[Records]
══════
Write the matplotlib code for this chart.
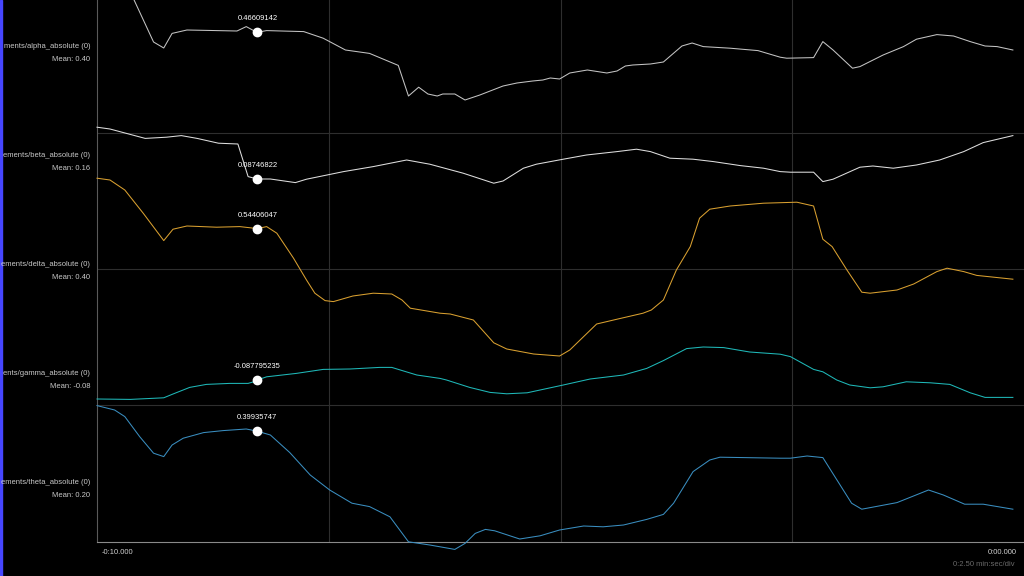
import matplotlib
matplotlib.use("Agg")
import matplotlib.pyplot as plt
import numpy as np
from matplotlib.patches import Rectangle

# band power streams, time in minutes relative to now
channels = ["alpha", "beta", "delta", "gamma", "theta"]
# the left panel crops the stream names, only these parts are visible
stream_labels = ["ments/alpha_absolute (0)", "ements/beta_absolute (0)", "ements/delta_absolute (0)",
                 "ents/gamma_absolute (0)", "ements/theta_absolute (0)"]
means = [0.40, 0.16, 0.40, -0.08, 0.20]
cursor_t = -8.27
cursor_labels = ["0.46609142", "0.08746822", "0.54406047", "-0.087795235", "0.39935747"]

alpha_t = [-9.70, -9.39, -9.28, -9.19, -9.03, -8.49, -8.39, -8.31, -8.27, -8.17, -7.77, -7.56,
           -7.32, -7.06, -6.75, -6.64, -6.53, -6.43, -6.33, -6.27, -6.14, -6.03, -5.87, -5.62,
           -5.47, -5.30, -5.19, -5.11, -5.01, -4.90, -4.71, -4.50, -4.39, -4.30, -4.22, -4.03,
           -3.89, -3.69, -3.58, -3.46, -3.17, -2.87, -2.63, -2.56, -2.27, -2.17, -2.06, -1.85,
           -1.77, -1.52, -1.30, -1.16, -0.94, -0.76, -0.58, -0.42, -0.29, -0.12]
alpha_v = [0.73, 0.42, 0.39, 0.463, 0.48, 0.475, 0.497, 0.477, 0.469, 0.477, 0.472, 0.439,
           0.38, 0.363, 0.303, 0.15, 0.194, 0.16, 0.15, 0.16, 0.16, 0.13, 0.155, 0.20,
           0.215, 0.225, 0.23, 0.24, 0.235, 0.265, 0.28, 0.265, 0.275, 0.30, 0.305, 0.31,
           0.32, 0.40, 0.415, 0.397, 0.389, 0.377, 0.344, 0.339, 0.342, 0.422, 0.38, 0.289,
           0.297, 0.355, 0.397, 0.434, 0.457, 0.45, 0.422, 0.40, 0.397, 0.38]

beta_t = [-10.00, -9.86, -9.48, -9.25, -9.09, -8.92, -8.69, -8.48, -8.37, -8.27, -8.13, -7.86,
          -7.74, -7.34, -7.02, -6.66, -6.41, -6.05, -5.72, -5.62, -5.40, -5.26, -4.97, -4.72,
          -4.39, -4.18, -4.03, -3.82, -3.57, -3.35, -3.06, -2.81, -2.63, -2.52, -2.27, -2.17,
          -2.06, -1.77, -1.63, -1.41, -1.16, -0.91, -0.65, -0.44, -0.12]
beta_v = [0.344, 0.335, 0.288, 0.294, 0.302, 0.288, 0.264, 0.26, 0.097, 0.085, 0.085, 0.067,
          0.084, 0.122, 0.147, 0.18, 0.159, 0.114, 0.064, 0.075, 0.139, 0.159, 0.184, 0.205,
          0.222, 0.234, 0.222, 0.189, 0.184, 0.172, 0.152, 0.139, 0.122, 0.119, 0.119, 0.072,
          0.084, 0.144, 0.15, 0.139, 0.155, 0.18, 0.222, 0.267, 0.302]

delta_t = [-10.00, -9.86, -9.70, -9.50, -9.28, -9.18, -9.03, -8.71, -8.46, -8.27, -8.17, -8.06,
           -7.88, -7.74, -7.65, -7.54, -7.45, -7.24, -7.02, -6.82, -6.71, -6.62, -6.30, -6.19,
           -5.94, -5.72, -5.58, -5.29, -5.01, -4.90, -4.61, -4.39, -4.11, -4.02, -3.89, -3.75,
           -3.60, -3.50, -3.39, -3.17, -2.81, -2.45, -2.27, -2.17, -2.07, -1.91, -1.75, -1.66,
           -1.37, -1.19, -0.94, -0.83, -0.65, -0.51, -0.12]
delta_v = [0.799, 0.79, 0.74, 0.623, 0.487, 0.544, 0.56, 0.554, 0.557, 0.547, 0.557, 0.524,
           0.399, 0.29, 0.224, 0.187, 0.182, 0.21, 0.224, 0.22, 0.19, 0.149, 0.124, 0.12,
           0.09, -0.024, -0.055, -0.08, -0.09, -0.06, 0.07, 0.094, 0.124, 0.14, 0.19, 0.34,
           0.457, 0.599, 0.644, 0.66, 0.674, 0.679, 0.66, 0.494, 0.457, 0.34, 0.229, 0.224,
           0.24, 0.27, 0.332, 0.349, 0.332, 0.313, 0.294]

gamma_t = [-10.00, -9.64, -9.28, -9.18, -9.00, -8.82, -8.57, -8.37, -8.31, -8.27, -8.17, -7.85,
           -7.56, -7.27, -6.95, -6.82, -6.70, -6.55, -6.30, -6.23, -5.98, -5.76, -5.58, -5.36,
           -5.19, -4.97, -4.68, -4.32, -4.07, -3.89, -3.64, -3.46, -3.24, -2.96, -2.63, -2.52,
           -2.27, -2.17, -2.02, -1.88, -1.66, -1.52, -1.27, -1.01, -0.80, -0.58, -0.42, -0.12]
gamma_v = [-0.185, -0.187, -0.179, -0.16, -0.127, -0.112, -0.107, -0.107, -0.099, -0.09, -0.074, -0.057,
           -0.037, -0.035, -0.027, -0.027, -0.044, -0.065, -0.082, -0.09, -0.127, -0.152, -0.159, -0.154,
           -0.137, -0.115, -0.085, -0.065, -0.032, 0.007, 0.067, 0.075, 0.072, 0.05, 0.039, 0.027,
           -0.037, -0.049, -0.09, -0.115, -0.129, -0.124, -0.099, -0.104, -0.112, -0.154, -0.177, -0.177]

theta_t = [-10.00, -9.81, -9.70, -9.54, -9.39, -9.28, -9.19, -9.07, -8.85, -8.64, -8.39, -8.27,
           -8.13, -7.92, -7.70, -7.49, -7.25, -7.06, -6.84, -6.64, -6.41, -6.14, -6.03, -5.92,
           -5.81, -5.71, -5.44, -5.22, -5.01, -4.75, -4.54, -4.32, -4.07, -3.89, -3.78, -3.57,
           -3.39, -3.28, -2.63, -2.52, -2.34, -2.17, -1.86, -1.75, -1.37, -1.03, -0.87, -0.64,
           -0.44, -0.12]
theta_v = [0.532, 0.51, 0.477, 0.377, 0.294, 0.277, 0.335, 0.369, 0.397, 0.407, 0.415, 0.404,
           0.385, 0.297, 0.185, 0.11, 0.044, 0.027, -0.024, -0.149, -0.165, -0.187, -0.157, -0.107,
           -0.087, -0.094, -0.135, -0.119, -0.09, -0.07, -0.074, -0.065, -0.037, -0.012, 0.044, 0.202,
           0.26, 0.274, 0.269, 0.269, 0.28, 0.272, 0.044, 0.014, 0.047, 0.11, 0.085, 0.039,
           0.039, 0.014]

series = {
    "alpha": (alpha_t, alpha_v),
    "beta": (beta_t, beta_v),
    "delta": (delta_t, delta_v),
    "gamma": (gamma_t, gamma_v),
    "theta": (theta_t, theta_v),
}

# display settings per trace (top of view, same vertical gain for all)
view_top = [0.63, 0.98, 1.69, 1.81, 2.56]
view_span = 2.71
colors = ["#c4c4c4", "#dedede", "#d9a030", "#1fb8b8", "#3a8ec0"]

plt.rcParams["font.family"] = ["Liberation Sans", "DejaVu Sans"]

fig = plt.figure(figsize=(10.24, 5.76), dpi=100, facecolor="black")
ax = fig.add_axes([97 / 1024, 34 / 576, 1 - 97 / 1024, 542 / 576])
ax.set_facecolor("black")
ax.set_xlim(-10, 0)
ax.set_ylim(542, 0)
ax.set_xticks([-7.5, -5, -2.5])
ax.set_yticks([133, 269, 405])
ax.grid(True, color="#2e2e2e", linewidth=0.8)
ax.tick_params(length=0, labelbottom=False, labelleft=False)
for side in ["top", "right"]:
    ax.spines[side].set_visible(False)
ax.spines["left"].set_color("#5a5a5a")
ax.spines["bottom"].set_color("#8a8a8a")
ax.spines["left"].set_linewidth(0.8)
ax.spines["bottom"].set_linewidth(0.8)

for i, name in enumerate(channels):
    t, v = series[name]
    a = ax.twinx()
    a.set_ylim(view_top[i] - view_span, view_top[i])
    a.set_xlim(-10, 0)
    a.axis("off")
    a.plot(t, v, color=colors[i], linewidth=0.75, clip_on=False)
    cv = np.interp(cursor_t, t, v)
    a.plot([cursor_t], [cv], "o", color="white", markersize=6, clip_on=False, zorder=5)
    a.annotate(cursor_labels[i], (cursor_t, cv), xytext=(0, 7), textcoords="offset points",
               ha="center", va="bottom", color="white", fontsize=5.5)

    # channel label, right aligned in the left panel
    ly = 46.7 + i * 108.9
    fig.text(90 / 1024, 1 - ly / 576, stream_labels[i],
             ha="right", va="center", color="#c8c8c8", fontsize=5.5)
    fig.text(90 / 1024, 1 - (ly + 13) / 576, "Mean: %.2f" % means[i],
             ha="right", va="center", color="#c8c8c8", fontsize=5.5)

fig.text(102 / 1024, 1 - 552 / 576, "-0:10.000", ha="left", va="center", color="#d0d0d0", fontsize=5.5)
fig.text(1017 / 1024, 1 - 552 / 576, "0:00.000", ha="right", va="center", color="#d0d0d0", fontsize=5.5)
fig.text(1015 / 1024, 1 - 564 / 576, "0:2.50 min:sec/div", ha="right", va="center", color="#6a6a6a",
         fontsize=5.5)

fig.add_artist(Rectangle((0, 0), 1.5 / 1024, 1, transform=fig.transFigure, color="#4646ff"))

fig.savefig("out.png", dpi=100, facecolor="black")
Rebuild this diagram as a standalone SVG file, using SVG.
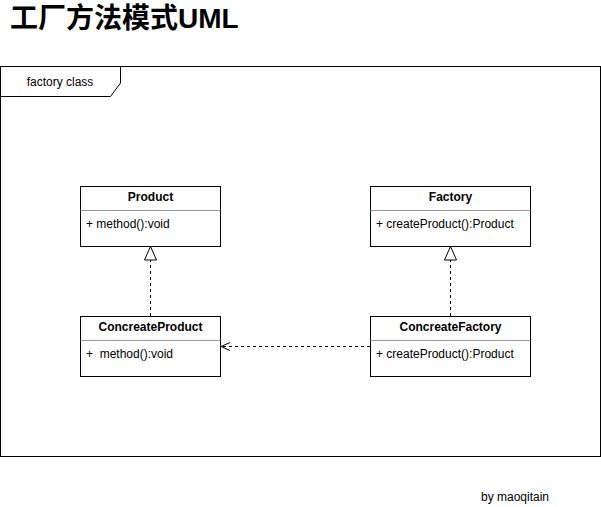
<svg xmlns="http://www.w3.org/2000/svg" width="601" height="507" viewBox="0 0 601 507">
<style>
text{font-family:"Liberation Sans",Arial,sans-serif;fill:#000}
.box{fill:#fff;stroke:#000;stroke-width:1}
.div{stroke:#999;stroke-width:1}
.hd{font-size:12px;font-weight:bold;text-anchor:middle}
.at{font-size:12px}
.dash{fill:none;stroke:#000;stroke-width:1;stroke-dasharray:3 3}
</style>
<defs>
<marker id="tri" markerWidth="16" markerHeight="16" refX="14" refY="7" orient="auto" markerUnits="userSpaceOnUse">
<path d="M0.5,1 L14,7 L0.5,13 Z" fill="#fff" stroke="#000" stroke-width="1"/>
</marker>
<marker id="open" markerWidth="12" markerHeight="12" refX="10" refY="5" orient="auto" markerUnits="userSpaceOnUse">
<path d="M1,1 L10,5 L1,9" fill="none" stroke="#000" stroke-width="1"/>
</marker>
</defs>
<rect width="601" height="507" fill="#fff"/>
<text x="10" y="28" style="font-family:'Liberation Sans','Noto Sans CJK SC',sans-serif;font-size:28px;font-weight:bold">工厂方法模式UML</text>
<g id="frame">
<rect x="0.5" y="66.5" width="600" height="390" fill="none" stroke="#000"/>
<path d="M0.5,96.5 L110.5,96.5 L120.5,83 L120.5,66.5" fill="none" stroke="#000"/>
<text x="60" y="86" text-anchor="middle" style="font-size:12px">factory class</text>
</g>
<g id="connectors">
<line class="dash" x1="150.5" y1="316" x2="150.5" y2="246.5" marker-end="url(#tri)"/>
<line class="dash" x1="450.5" y1="316" x2="450.5" y2="246.5" marker-end="url(#tri)"/>
<line class="dash" x1="370" y1="346.5" x2="221" y2="346.5" marker-end="url(#open)"/>
</g>
<g id="Product">
<rect class="box" x="80.5" y="186.5" width="140" height="60"/>
<line class="div" x1="80.5" y1="210.5" x2="220.5" y2="210.5"/>
<text class="hd" x="150.5" y="201">Product</text>
<text class="at" x="86" y="228">+ method():void</text>
</g>
<g id="ConcreateProduct">
<rect class="box" x="80.5" y="316.5" width="140" height="60"/>
<line class="div" x1="80.5" y1="340.5" x2="220.5" y2="340.5"/>
<text class="hd" x="150.5" y="331">ConcreateProduct</text>
<text class="at" x="86" y="358" xml:space="preserve">+  method():void</text>
</g>
<g id="Factory">
<rect class="box" x="370.5" y="186.5" width="160" height="60"/>
<line class="div" x1="370.5" y1="210.5" x2="530.5" y2="210.5"/>
<text class="hd" x="450.5" y="201">Factory</text>
<text class="at" x="376" y="228">+ createProduct():Product</text>
</g>
<g id="ConcreateFactory">
<rect class="box" x="370.5" y="316.5" width="160" height="60"/>
<line class="div" x1="370.5" y1="340.5" x2="530.5" y2="340.5"/>
<text class="hd" x="450.5" y="331">ConcreateFactory</text>
<text class="at" x="376" y="358">+ createProduct():Product</text>
</g>
<text x="481" y="501" style="font-size:12px">by maoqitain</text>
</svg>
══════
▸ PROBLEM DESCRIPTION
Find the string "this" in the listing and return every line that holds it.

▸ SOLUTION
Write the matplotlib code for this chart.
Rebuild this diagram as a standalone SVG file, using SVG.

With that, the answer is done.